For instance, in a classroom, when a teacher needed help moving tables and chairs, that instructor might have been more inclined to ask the boys to do that lifting. After all, they were stronger and more physically capable, right? Girls were seen as weaker and less able. That example reflects a kind of thinking that reinforced roles that likely led to young females being less physical.

Sports were seen as the realm of males. Boys were tough. Girls were dainty. Socialization is often subtle, but difficult to alter. For many years, girls who participated in sports were viewed by many as . . . something less than desirable.

Small wonder girls' interest in athletics was either diminished or seemingly diminished.

Now, it's growing quickly - 2.8 million girls reportedly participating in prep sports in the United States, compared with 3.9 million boys.

Measuring that exact level of interest is still tricky business, and it remains in the vortex of debate regarding the way the requirements of Title IX are applied to colleges. Essentially, the law says schools must offer sports programs and the benefits that go with them proportionate to their gender population.

That's a difficult standard, since there are more female college students than male. Some schools are cutting men's sports to balance the ledger. All against a push to gauge the aforementioned interest level of female students and use that as a measurement for Title IX, instead of strict proportionality.

Figuring that interest, though, is inexact, and a moving target, since an increasing number of women, in a more favorable social environment, are gaining interest and taking advantage of the opportunities in front of them. It is fair that they have an equal chance.

Nowhere in Title IX does it mandate that men's teams must be cut in order to make room and resources for women's teams. It's worth noting that, at the average Division I-A school, football and men's basketball programs sponge up nearly three-quarters of the complete men's operating budget. That largesse hurts other men's teams, whose scholarships often are cut back and available funds limited, all while the football team gets 85 scholarships and goodies beyond comparison.
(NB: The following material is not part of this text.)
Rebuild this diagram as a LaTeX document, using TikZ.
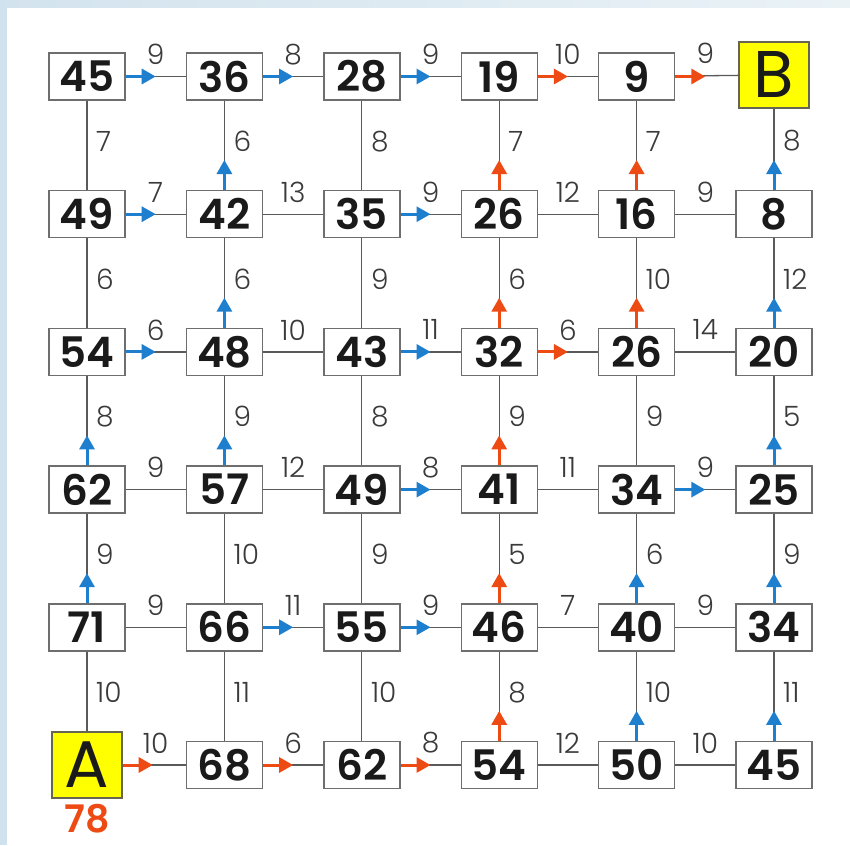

College football teams do not need 85 scholarships. NFL teams have much more limited personnel, in terms of gross numbers. Despite loud dissent from coaches and, sometimes, fervent fans, too much money is spent on football.

And don't get caught up in the hoo-hah that funds generated by college football support all the other sports in athletic departments. In most cases, that just isn't true. The vast majority of football programs consume much more money than they generate. Well over half of them can't even support themselves.

It's easy to see that football is a greater menace to men's college sports - such as wrestling and track and gymnastics - than any interest in balancing the equation for women's athletic opportunities.

Bottom line is Title IX, as it pertains to sports, although flawed, has proved to be a visionary enactment that, while in place, has seen the numbers of participants in sports, both male and female, swell upward. In short, it was - knuckle-draggers be damned - the right thing to do.

Anything that facilitates equality usually is.